Add "Death of a Ghost Hunter" to your list of required viewing this Halloween if you enjoy a good ghost story. This little film had slipped under the film world's collective radar, but is now beginning to enjoy quite the sleeper hit following. Building off the popularity of ghost hunting reality TV shows such as "Ghost Hunters" of the last several years, "Death of a Ghost Hunter"is a very well put together, albeit low budget, film.

Carter Simms (played by Patti Tindall,) a renowned ghost hunter, if offered money to investigate a home in which a family was murdered nearly twenty years before, along with a provided technician, journalist and member of the church where the quite religious deceased family attended. Carter is the only professional hunter in the group, which provides, while she is explaining her craft to these other characters, for a rather interesting and sensible explanation into the science of ghost hunting.
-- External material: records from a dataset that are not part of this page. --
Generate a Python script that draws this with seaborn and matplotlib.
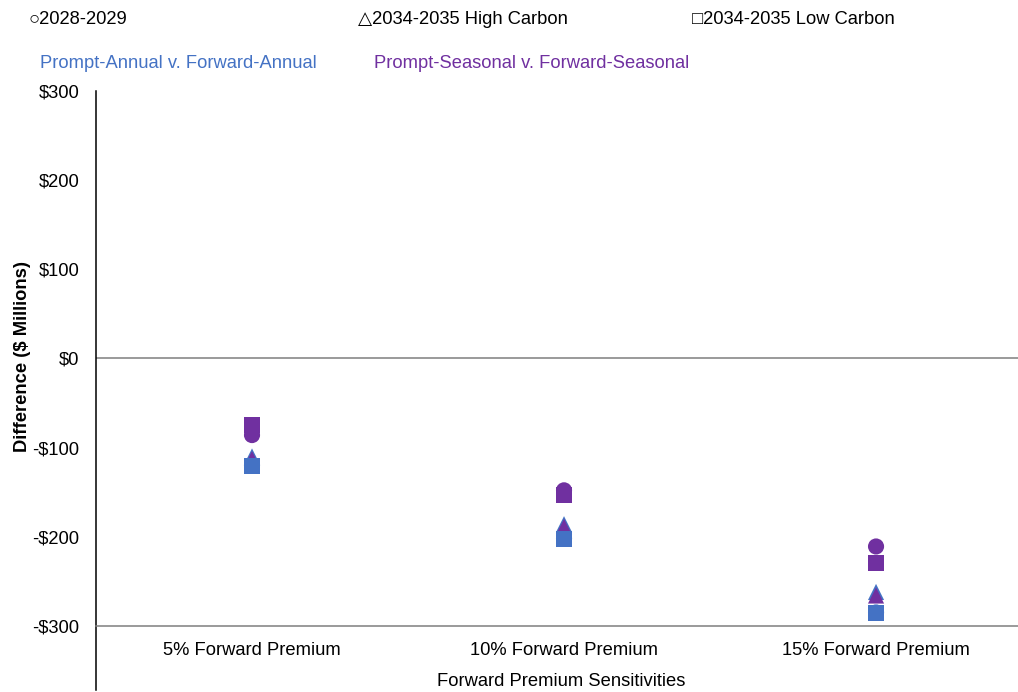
import pandas as pd
import numpy as np
import matplotlib.pyplot as plt
import seaborn as sns

sns.set_theme(style='white')
plt.rcParams['font.family'] = ['Liberation Sans', 'DejaVu Sans']
plt.rcParams['text.color'] = 'black'
plt.rcParams['axes.labelcolor'] = 'black'

# categories and series
premiums = ['5% Forward Premium', '10% Forward Premium', '15% Forward Premium']
periods = ['2028-2029', '2034-2035 High Carbon', '2034-2035 Low Carbon']
comparisons = ['Prompt-Annual v. Forward-Annual', 'Prompt-Seasonal v. Forward-Seasonal']

annual_2028 = [-120, -202, -285]
seasonal_2028 = [-86, -148, -211]
annual_high = [-110, -186, -262]
seasonal_high = [-113, -189, -266]
annual_low = [-121, -203, -286]
seasonal_low = [-75, -153, -230]

values = {
    ('2028-2029', comparisons[0]): annual_2028,
    ('2028-2029', comparisons[1]): seasonal_2028,
    ('2034-2035 High Carbon', comparisons[0]): annual_high,
    ('2034-2035 High Carbon', comparisons[1]): seasonal_high,
    ('2034-2035 Low Carbon', comparisons[0]): annual_low,
    ('2034-2035 Low Carbon', comparisons[1]): seasonal_low,
}

rows = []
for period in periods:
    for comp in comparisons:
        for prem, v in zip(premiums, values[(period, comp)]):
            rows.append({'premium': prem, 'period': period, 'comparison': comp, 'value': v})
df = pd.DataFrame(rows)
df['premium'] = pd.Categorical(df['premium'], categories=premiums, ordered=True)
df['xpos'] = df['premium'].cat.codes

colors = {comparisons[0]: '#4472C4', comparisons[1]: '#7030A0'}
markers = {'2028-2029': 'o', '2034-2035 High Carbon': '^', '2034-2035 Low Carbon': 's'}
fs = 13.2

fig = plt.figure(figsize=(10.18, 6.92), dpi=100)
ax = fig.add_axes([96 / 1018, 2 / 692, 922 / 1018, 599 / 692])

sns.scatterplot(data=df, x='xpos', y='value', hue='comparison', style='period',
                palette=colors, markers=markers, s=135, linewidth=0,
                legend=False, ax=ax, zorder=3)

ax.set_xlim(-0.5, 2.455)
ax.set_ylim(-372, 300)
ax.set_yticks(np.arange(-300, 301, 100))
ax.set_yticklabels([f"-${abs(v)}" if v < 0 else f"${v}" for v in range(-300, 301, 100)])
ax.set_xticks(range(len(premiums)))
ax.set_xticklabels(premiums)
ax.tick_params(axis='both', length=0, labelsize=fs, colors='black')
ax.tick_params(axis='y', pad=12)
ax.tick_params(axis='x', pad=12)

ax.spines['top'].set_visible(False)
ax.spines['right'].set_visible(False)
ax.spines['left'].set_color('black')
ax.spines['left'].set_linewidth(1.1)
ax.spines['bottom'].set_position(('data', -300))
ax.spines['bottom'].set_color('#7f7f7f')
ax.spines['bottom'].set_linewidth(1.1)
ax.axhline(0, color='#7f7f7f', linewidth=1.1, zorder=1)

ax.set_xlabel('Forward Premium Sensitivities', fontsize=fs)
ax.xaxis.set_label_coords(0.505, 0.029)
ax.set_ylabel('Difference ($ Millions)', fontsize=fs, fontweight='bold')
ax.yaxis.set_label_coords(-0.071, 0.556)

# marker key and colour key across the top
fig.text(28 / 1018, 1 - 19 / 692, '\u25cb2028-2029', fontsize=fs, va='center', ha='left')
fig.text(358 / 1018, 1 - 19 / 692, '\u25b32034-2035 High Carbon', fontsize=fs, va='center', ha='left')
fig.text(692 / 1018, 1 - 19 / 692, '\u25a12034-2035 Low Carbon', fontsize=fs, va='center', ha='left')
fig.text(40 / 1018, 1 - 64 / 692, comparisons[0], fontsize=fs, va='center', ha='left', color='#4472C4')
fig.text(374 / 1018, 1 - 64 / 692, comparisons[1], fontsize=fs, va='center', ha='left', color='#7030A0')

fig.savefig('out.png', dpi=100)
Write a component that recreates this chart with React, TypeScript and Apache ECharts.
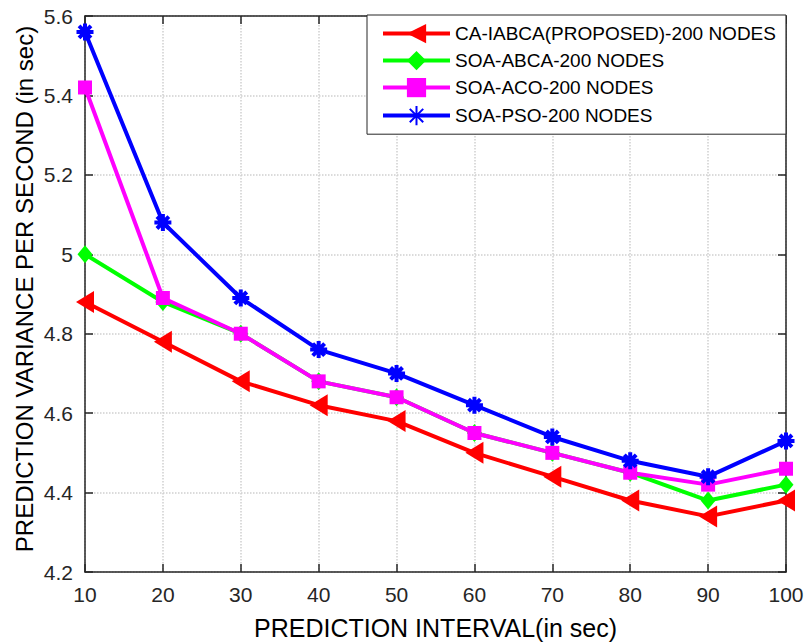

What ensues in this film under the guise of a documentary (in the tradition of "The Blair Witch Project") is an often delightfully wicked, subtle and sometimes not so subtle exploration of this allegedly haunted house.

Mike Marsh and Sean Tretta's script is literate, funny, disturbing, tight and full of possibilities; a rarity in much of today's horror film. The opening scene is jarring and disturbing, featuring glimpses of the family's murder. In an abrupt change in tone that actually works, we are soon taken into Carter and her crew setting up their ghost hunting shop at the house. From then on the viewer is in for an intriguingly original take on the ghost story. The film walks-- and rarely stumbles--along the fine line between subtle and gory horror, though whne the filom does divert into overt gore, the narrative never rests there long, as the film is fully aware that its power to frighten lies more in the possibilities surrounding the story.